Go to the Homepage, beneath the Smoking Meat Forums logo you'll see a picture of a featured cook/thread, each of these are a clickable link to that thread.
There are several of these that scroll past in sequence over and over, hence it is like watching a carousel go around.
To be Featured on the Carousel a thread must in some way be noteworthy, and it is considered an honor to ride the Carousel.


----------



## mrob22 (Sep 24, 2018)

chilerelleno said:


> Go to the Homepage, beneath the Smoking Meat Forums logo you'll see a picture of a featured cook/thread, each of these are a clickable link to that thread.
> There are several of these that scroll past in sequence over and over, hence it is like watching a carousel go around.
> To be Featured on the Carousel a thread must in some way be noteworthy, and it is considered an honor to ride the Carousel.
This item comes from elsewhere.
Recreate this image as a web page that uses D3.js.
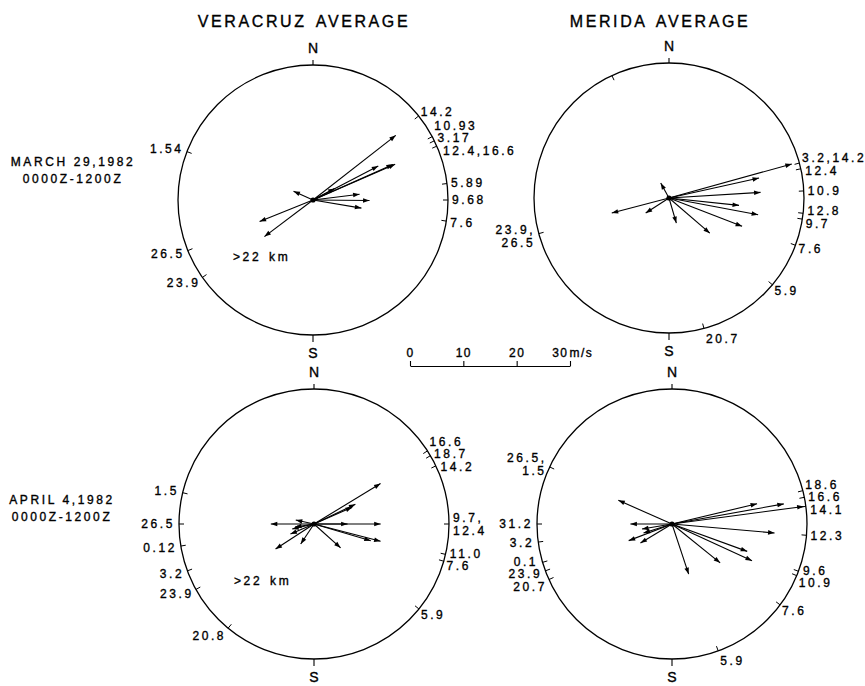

That's makes sense lol.  That's actually how I found this thread


----------



## SmokinLogs (Sep 24, 2018)

Congrats on making the carousel!


----------



## nanuk (Sep 25, 2018)

These look DELICIOUS!

Chix thighs are my FAVOURITE!

you removed the skin and excess fat, and cut off the knuckles, then jammed them into the pans, into the refer to set up, then smoke/cook?
I got that right?
I GOTTA try this, they look Great!


----------



## ab canuck (Sep 25, 2018)

Those look great, Never seen that before. Definite like. 
Congrats on the carousel ride.


----------



## humdinger (Sep 25, 2018)

Excellent! Thanks for the inspiration! Added this to my to-do list.


----------



## TomKnollRFV (Sep 25, 2018)

humdinger said:


> Excellent! Thanks for the inspiration! Added this to my to-do list.


Tell ya what..if you are back in WI some time and come over for dinner, I'll try these that night LOL.


----------



## humdinger (Sep 25, 2018)

TomKnollRFV said:


> Tell ya what..if you are back in WI some time and come over for dinner, I'll try these that night LOL.


Sounds like a plan! I'll be sure to give you a heads up.


----------



## TomKnollRFV (Sep 25, 2018)

humdinger said:


> Sounds like a plan! I'll be sure to give you a heads up.


You bet buddy!


----------